Theorem: There exists a higher order formula $\phi$ such that if the groups $H_{0},\dots,H_{n-1}$ are indecomposible, then $(K,X,F)\models\phi(z)$ if and only if $z=\{\simeq_{0},\dots,\simeq_{n-1}\}$.
Proof: Observe that the group $H$ is higher order definable in the structure $(K,X,F)$. Furthermore, the group $H$ has a unique up-to-permutation factorization
$H^{\sharp}_{0}\times\dots\times H^{\sharp}_{n-1}$ into its indecomposible factors. Therefore, the set of all indecomposible factors $\{H^{\sharp}_{0},\dots,H^{\sharp}_{n-1}\}$ is definable in $(K,X,F)$.

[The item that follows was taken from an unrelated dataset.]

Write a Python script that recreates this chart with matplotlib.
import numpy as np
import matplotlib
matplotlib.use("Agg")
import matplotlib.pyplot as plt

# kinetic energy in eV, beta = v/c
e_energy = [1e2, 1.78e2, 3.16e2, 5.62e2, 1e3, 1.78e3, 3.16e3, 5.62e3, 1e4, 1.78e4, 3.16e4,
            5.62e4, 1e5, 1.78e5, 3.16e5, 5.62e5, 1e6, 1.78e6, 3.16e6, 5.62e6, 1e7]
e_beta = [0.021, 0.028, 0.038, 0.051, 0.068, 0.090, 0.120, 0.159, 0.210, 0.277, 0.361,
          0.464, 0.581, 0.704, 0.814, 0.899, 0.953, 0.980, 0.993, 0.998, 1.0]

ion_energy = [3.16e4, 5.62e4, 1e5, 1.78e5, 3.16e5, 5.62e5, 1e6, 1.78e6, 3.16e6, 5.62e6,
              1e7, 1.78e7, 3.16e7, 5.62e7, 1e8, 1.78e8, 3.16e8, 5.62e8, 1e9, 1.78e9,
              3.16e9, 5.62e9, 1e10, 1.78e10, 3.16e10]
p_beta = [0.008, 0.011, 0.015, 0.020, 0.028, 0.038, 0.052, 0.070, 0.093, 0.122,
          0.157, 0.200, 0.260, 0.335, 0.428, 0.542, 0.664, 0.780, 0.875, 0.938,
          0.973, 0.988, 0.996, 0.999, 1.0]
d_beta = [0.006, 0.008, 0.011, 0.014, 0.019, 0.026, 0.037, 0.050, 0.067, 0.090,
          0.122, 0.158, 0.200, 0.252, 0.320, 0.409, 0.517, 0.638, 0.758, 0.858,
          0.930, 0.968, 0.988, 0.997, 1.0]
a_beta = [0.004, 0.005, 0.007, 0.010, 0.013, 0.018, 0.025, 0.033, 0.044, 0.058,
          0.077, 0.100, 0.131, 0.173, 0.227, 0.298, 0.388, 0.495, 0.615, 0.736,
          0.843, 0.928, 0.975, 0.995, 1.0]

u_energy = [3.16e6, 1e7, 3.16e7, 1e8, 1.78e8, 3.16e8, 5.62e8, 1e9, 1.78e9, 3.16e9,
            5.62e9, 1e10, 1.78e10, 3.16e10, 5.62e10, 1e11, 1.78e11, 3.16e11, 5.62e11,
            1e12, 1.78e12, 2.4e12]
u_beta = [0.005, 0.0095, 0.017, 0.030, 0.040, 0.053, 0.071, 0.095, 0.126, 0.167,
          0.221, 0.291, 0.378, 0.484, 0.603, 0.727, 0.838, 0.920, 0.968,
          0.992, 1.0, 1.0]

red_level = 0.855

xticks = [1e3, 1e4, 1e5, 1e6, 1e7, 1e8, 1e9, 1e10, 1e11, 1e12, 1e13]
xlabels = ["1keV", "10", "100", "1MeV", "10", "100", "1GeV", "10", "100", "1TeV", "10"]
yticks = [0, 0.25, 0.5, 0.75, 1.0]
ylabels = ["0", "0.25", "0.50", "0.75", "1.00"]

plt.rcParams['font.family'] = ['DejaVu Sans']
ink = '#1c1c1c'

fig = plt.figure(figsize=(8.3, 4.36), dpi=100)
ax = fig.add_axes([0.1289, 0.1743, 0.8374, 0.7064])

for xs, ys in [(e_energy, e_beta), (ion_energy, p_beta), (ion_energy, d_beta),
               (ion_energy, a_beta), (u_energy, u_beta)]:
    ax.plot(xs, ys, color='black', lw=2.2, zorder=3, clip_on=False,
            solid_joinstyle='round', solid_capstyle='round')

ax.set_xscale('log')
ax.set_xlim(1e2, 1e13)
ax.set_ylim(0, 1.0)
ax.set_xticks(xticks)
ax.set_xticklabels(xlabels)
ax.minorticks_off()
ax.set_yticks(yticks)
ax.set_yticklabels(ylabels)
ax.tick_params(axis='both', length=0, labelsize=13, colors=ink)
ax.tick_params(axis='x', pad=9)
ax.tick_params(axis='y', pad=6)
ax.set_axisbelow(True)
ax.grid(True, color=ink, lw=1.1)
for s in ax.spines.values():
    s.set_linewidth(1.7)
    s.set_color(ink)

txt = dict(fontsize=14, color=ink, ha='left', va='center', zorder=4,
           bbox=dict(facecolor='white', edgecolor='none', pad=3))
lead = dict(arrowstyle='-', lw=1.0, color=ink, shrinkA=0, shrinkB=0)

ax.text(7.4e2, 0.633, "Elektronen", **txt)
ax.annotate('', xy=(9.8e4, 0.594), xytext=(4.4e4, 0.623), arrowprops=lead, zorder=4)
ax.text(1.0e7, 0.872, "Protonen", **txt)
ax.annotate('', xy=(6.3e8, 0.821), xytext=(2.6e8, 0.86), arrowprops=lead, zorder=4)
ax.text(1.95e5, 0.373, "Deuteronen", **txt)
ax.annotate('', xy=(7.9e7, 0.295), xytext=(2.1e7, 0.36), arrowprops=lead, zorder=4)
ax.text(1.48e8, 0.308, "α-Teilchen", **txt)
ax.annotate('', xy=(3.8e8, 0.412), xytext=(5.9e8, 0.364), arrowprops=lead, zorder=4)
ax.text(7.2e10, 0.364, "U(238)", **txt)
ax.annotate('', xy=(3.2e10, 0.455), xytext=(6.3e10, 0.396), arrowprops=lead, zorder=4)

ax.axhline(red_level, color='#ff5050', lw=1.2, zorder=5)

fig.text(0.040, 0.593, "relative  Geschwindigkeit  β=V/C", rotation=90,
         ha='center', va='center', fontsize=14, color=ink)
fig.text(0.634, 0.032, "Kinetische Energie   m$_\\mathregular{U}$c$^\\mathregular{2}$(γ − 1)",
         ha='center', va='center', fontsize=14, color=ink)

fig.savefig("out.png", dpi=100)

Now, for each $i$, let $\hat{\simeq}_{i}$ be the equivalence relation where we set
$x\hat{\simeq}_{i}y$ if and only if $h(x)=y$ for some $h\in H^{\sharp}_{i}$. Let
$\simeq_{i}$ be the equivalence relation on $X$ generated by
$\bigcup\{\hat{\simeq}_{j}\mid j\neq i\}$. Then $\{\simeq_{0},\dots,\simeq_{n-1}\}$ is definable from $\{H^{\sharp}_{0},\dots,H^{\sharp}_{n-1}\}$. Therefore, the set
$\{\simeq_{0},\dots,\simeq_{n-1}\}$ is definable in $(K,X,F)$. $\square$
From the definability of $\{\simeq_{0},\dots,\simeq_{n-1}\}$, we can define quite a few block cipher round function invariants.
If $T_{1},T_{2}$ are groups, and $f_{i}:T_{i}\rightarrow T_{i}$ for $i\in\{1,2\}$, then we say that $f_{1},f_{2}$ are affinely equivalent if there exists heap automorphisms $L_{1}:T_{1}\rightarrow T_{2},L_{2}:T_{2}\rightarrow T_{1}$ where
$f_{2}=L_{1}f_{1}L_{2}$. We say that a mapping $M$ is invariant under affine equivalence if $M(f)=M(g)$ whenever $f,g$ are affinely equivalent.

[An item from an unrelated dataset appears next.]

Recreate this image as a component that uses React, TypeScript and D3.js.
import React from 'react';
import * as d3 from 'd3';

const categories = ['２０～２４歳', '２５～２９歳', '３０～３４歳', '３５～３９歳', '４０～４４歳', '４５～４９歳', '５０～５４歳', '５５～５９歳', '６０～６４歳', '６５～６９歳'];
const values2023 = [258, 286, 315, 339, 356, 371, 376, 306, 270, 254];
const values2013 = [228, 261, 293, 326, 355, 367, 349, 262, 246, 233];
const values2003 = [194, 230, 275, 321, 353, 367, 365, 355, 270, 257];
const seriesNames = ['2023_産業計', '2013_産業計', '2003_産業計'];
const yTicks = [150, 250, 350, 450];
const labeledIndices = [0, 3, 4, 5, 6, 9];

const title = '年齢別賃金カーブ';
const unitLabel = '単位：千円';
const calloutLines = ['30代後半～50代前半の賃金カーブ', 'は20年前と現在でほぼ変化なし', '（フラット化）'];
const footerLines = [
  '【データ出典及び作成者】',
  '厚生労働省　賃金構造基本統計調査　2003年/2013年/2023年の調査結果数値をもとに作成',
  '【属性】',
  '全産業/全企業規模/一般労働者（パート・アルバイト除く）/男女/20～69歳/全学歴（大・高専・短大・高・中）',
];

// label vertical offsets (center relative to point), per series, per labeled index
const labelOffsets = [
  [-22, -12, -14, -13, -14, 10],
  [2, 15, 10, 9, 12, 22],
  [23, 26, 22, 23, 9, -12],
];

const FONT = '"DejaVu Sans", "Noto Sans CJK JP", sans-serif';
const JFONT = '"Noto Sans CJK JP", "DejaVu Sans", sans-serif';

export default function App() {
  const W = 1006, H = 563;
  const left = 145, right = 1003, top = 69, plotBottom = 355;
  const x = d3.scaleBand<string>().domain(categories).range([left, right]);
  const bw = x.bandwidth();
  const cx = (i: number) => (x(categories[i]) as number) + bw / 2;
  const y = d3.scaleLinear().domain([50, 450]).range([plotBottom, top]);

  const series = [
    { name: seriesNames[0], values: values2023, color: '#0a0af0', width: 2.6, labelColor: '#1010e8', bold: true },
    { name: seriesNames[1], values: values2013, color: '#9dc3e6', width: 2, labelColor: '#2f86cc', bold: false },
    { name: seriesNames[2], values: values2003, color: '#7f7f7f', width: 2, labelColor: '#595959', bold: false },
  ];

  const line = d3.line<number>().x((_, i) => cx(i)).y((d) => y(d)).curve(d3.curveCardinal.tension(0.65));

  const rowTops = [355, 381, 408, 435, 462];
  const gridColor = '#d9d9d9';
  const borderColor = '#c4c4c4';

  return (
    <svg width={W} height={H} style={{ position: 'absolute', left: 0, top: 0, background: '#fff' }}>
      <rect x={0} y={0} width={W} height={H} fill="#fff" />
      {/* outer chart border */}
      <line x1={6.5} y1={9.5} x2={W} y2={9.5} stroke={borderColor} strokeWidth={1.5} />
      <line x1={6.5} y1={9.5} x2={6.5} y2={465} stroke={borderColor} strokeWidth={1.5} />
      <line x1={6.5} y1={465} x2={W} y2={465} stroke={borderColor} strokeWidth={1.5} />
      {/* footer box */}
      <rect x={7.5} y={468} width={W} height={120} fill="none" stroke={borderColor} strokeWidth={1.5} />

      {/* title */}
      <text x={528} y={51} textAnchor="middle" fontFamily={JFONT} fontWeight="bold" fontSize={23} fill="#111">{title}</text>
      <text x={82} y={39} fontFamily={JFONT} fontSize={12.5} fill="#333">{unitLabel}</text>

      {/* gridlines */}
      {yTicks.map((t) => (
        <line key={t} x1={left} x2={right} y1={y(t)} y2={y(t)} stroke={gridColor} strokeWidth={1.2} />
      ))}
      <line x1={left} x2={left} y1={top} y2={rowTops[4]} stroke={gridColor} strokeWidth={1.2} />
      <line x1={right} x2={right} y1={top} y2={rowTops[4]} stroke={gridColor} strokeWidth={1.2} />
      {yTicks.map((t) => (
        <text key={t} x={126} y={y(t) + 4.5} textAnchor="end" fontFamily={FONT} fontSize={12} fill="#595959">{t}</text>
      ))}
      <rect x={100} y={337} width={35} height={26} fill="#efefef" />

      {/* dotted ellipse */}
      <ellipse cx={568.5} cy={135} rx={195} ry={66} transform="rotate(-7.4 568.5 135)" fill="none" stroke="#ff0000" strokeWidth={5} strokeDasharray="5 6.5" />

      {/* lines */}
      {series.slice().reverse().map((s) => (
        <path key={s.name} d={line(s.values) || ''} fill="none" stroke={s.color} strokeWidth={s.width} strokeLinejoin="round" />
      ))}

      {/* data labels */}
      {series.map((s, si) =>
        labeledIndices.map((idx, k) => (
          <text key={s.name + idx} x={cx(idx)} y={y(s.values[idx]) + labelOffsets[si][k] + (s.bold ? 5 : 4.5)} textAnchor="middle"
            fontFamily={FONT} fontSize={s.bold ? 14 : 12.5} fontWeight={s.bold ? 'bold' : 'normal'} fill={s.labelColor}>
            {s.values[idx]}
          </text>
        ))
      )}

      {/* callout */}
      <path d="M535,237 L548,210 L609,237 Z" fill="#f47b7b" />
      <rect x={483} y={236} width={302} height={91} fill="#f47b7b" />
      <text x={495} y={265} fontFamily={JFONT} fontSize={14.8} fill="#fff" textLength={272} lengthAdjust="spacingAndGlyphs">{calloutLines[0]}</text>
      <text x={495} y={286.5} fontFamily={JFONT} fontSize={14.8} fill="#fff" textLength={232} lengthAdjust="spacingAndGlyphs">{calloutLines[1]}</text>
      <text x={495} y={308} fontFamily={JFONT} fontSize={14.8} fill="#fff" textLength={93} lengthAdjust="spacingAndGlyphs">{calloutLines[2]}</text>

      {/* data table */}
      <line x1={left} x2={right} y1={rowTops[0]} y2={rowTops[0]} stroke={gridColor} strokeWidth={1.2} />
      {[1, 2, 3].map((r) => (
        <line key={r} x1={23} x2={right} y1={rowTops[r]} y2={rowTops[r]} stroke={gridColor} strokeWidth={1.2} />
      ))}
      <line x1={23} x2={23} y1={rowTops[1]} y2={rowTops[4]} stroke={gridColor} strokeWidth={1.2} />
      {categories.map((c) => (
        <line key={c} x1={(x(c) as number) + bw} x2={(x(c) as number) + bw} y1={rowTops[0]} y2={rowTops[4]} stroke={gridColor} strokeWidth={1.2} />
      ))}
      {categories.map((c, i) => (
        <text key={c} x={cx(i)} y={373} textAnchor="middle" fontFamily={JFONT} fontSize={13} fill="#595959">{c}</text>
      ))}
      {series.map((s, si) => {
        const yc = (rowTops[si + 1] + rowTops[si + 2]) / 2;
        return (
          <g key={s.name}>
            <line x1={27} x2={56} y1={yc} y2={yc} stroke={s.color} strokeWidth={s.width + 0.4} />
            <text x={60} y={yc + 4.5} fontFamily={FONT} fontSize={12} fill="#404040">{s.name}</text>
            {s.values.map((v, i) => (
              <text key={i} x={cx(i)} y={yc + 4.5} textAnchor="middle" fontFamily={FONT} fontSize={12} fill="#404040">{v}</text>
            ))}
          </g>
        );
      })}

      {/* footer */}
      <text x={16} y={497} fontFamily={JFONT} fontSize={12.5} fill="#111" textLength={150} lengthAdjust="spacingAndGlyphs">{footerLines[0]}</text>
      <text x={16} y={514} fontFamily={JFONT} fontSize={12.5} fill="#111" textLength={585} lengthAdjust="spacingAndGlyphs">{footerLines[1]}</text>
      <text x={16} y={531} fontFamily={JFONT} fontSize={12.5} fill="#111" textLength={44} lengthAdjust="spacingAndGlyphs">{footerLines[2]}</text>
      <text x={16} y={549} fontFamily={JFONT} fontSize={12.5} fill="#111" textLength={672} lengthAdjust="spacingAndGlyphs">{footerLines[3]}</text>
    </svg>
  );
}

We say that a pair $(k,\Delta)$ is an S-boxification if $\Delta$ is a heap automorphism and whenever $x\simeq_{i}y$, then $\Delta\circ F_{k}(x)\simeq_{i}\Delta\circ F_{k}(y)$. The collection of all S-boxifications is higher order definable in $(K,X,F)$. Observe that there exists an S-boxification, namely the mapping $(e,\Gamma^{-1})$. Suppose now that
$(k,\Delta)$ is an S-boxification. Then it is easy to show that each $\simeq_{i}$ is a congruence with respect to $\Delta\Gamma^{-1}$. Therefore $\Delta=E\Gamma^{-1}$ for some heap automorphism $E$ where each $\simeq_{i}$ is a congruence with respect to $E$. Therefore, $\Delta\circ F_{k}=E'\circ S$ for some heap automorphism $E'$. Therefore, the quotient algebra $(X,\Delta\circ F_{k})/\simeq_{i}$ is affinely equivalent to $(V_{i},s_{i})$ for $0\leq i<n$. From these observations, we obtain the following fact.

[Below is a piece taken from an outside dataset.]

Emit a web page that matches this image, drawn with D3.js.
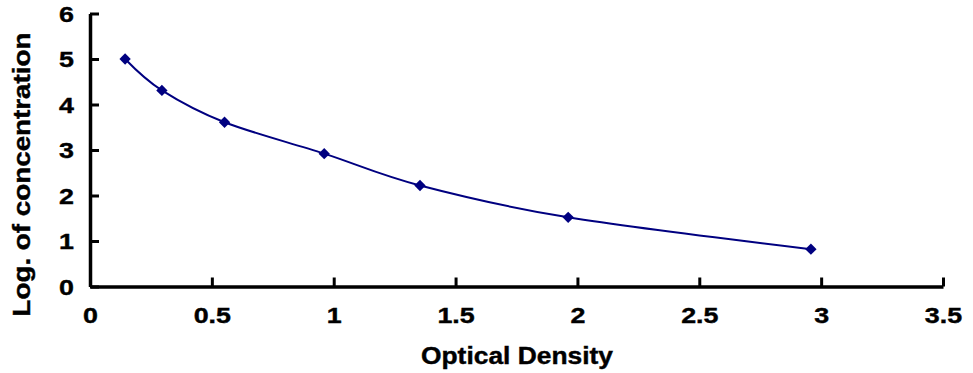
<!doctype html>
<html lang="en">
<head>
<meta charset="utf-8">
<title>Optical Density</title>
<script src="https://cdn.jsdelivr.net/npm/d3@7"></script>
<style>
  body { margin: 0; background: #fff; }
  svg text { font-family: "Liberation Sans", Arial, sans-serif; font-weight: bold; fill: #000;
             stroke: #000; stroke-width: 0.4px; }
</style>
</head>
<body>
<svg id="chart" width="973" height="373"></svg>
<script>
// values
var od = [0.144, 0.295, 0.552, 0.961, 1.354, 1.962, 2.958];
var logConc = [5.0, 4.31, 3.61, 2.92, 2.22, 1.52, 0.82];
var xTicks = [0, 0.5, 1, 1.5, 2, 2.5, 3, 3.5];
var yTicks = [0, 1, 2, 3, 4, 5, 6];

var svg = d3.select("#chart");

var x = d3.scaleLinear().domain([0, 3.5]).range([90, 943]);
var y = d3.scaleLinear().domain([0, 6]).range([286.5, 13.5]);

var stretch = 1.22;

// x axis
var xAxis = svg.append("g")
  .attr("transform", "translate(0," + y(0) + ")")
  .call(d3.axisBottom(x).tickValues(xTicks).tickSize(-9).tickSizeOuter(0)
    .tickFormat(function(d){ return String(d); }));
xAxis.select(".domain").attr("stroke", "#000").attr("stroke-width", 3.5);
xAxis.selectAll(".tick line").attr("stroke", "#000").attr("stroke-width", 3);
xAxis.selectAll(".tick text").attr("y", 36.5).attr("dy", null)
  .attr("transform", "scale(" + stretch + ",1)")
  .style("font-size", "22px");

// y axis
var yAxis = svg.append("g")
  .attr("transform", "translate(" + x(0) + ",0)")
  .call(d3.axisLeft(y).tickValues(yTicks).tickSize(-9).tickSizeOuter(0)
    .tickFormat(d3.format("d")));
yAxis.select(".domain").attr("stroke", "#000").attr("stroke-width", 3.5);
yAxis.selectAll(".tick line").attr("stroke", "#000").attr("stroke-width", 3);
yAxis.selectAll(".tick text").attr("x", -16 / stretch).attr("dy", "0.36em")
  .attr("transform", "scale(" + stretch + ",1)")
  .style("font-size", "22px");

// axis titles
svg.append("text")
  .attr("x", 517).attr("y", 364)
  .attr("text-anchor", "middle")
  .attr("textLength", 192).attr("lengthAdjust", "spacingAndGlyphs")
  .style("font-size", "23px")
  .text("Optical Density");

svg.append("text")
  .attr("transform", "translate(30,174.5) rotate(-90)")
  .attr("text-anchor", "middle")
  .attr("textLength", 284).attr("lengthAdjust", "spacingAndGlyphs")
  .style("font-size", "23px")
  .text("Log. of concentration");

var pts = od.map(function(d, i){ return [d, logConc[i]]; });

var line = d3.line()
  .x(function(d){ return x(d[0]); })
  .y(function(d){ return y(d[1]); })
  .curve(d3.curveCatmullRom.alpha(0));

svg.append("path")
  .datum(pts)
  .attr("d", line)
  .attr("fill", "none")
  .attr("stroke", "#000080")
  .attr("stroke-width", 2);

svg.append("g").selectAll("path")
  .data(pts)
  .enter()
  .append("path")
  .attr("d", d3.symbol().type(d3.symbolSquare).size(64))
  .attr("transform", function(d){ return "translate(" + x(d[0]) + "," + y(d[1]) + ") rotate(45)"; })
  .attr("fill", "#000080");
</script>
</body>
</html>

Fact: If the mapping $M$ is invariant under affine equivalence and definable in higher order logic, then the mapping $M^{+}$ defined by letting
$M^{+}(F)=\{M(s_{0}),\dots,M(s_{n-1})\}$ is higher order definable in the structure $(K,X,F)$. Therefore, $M^{+}$ is a round function invariant parameter.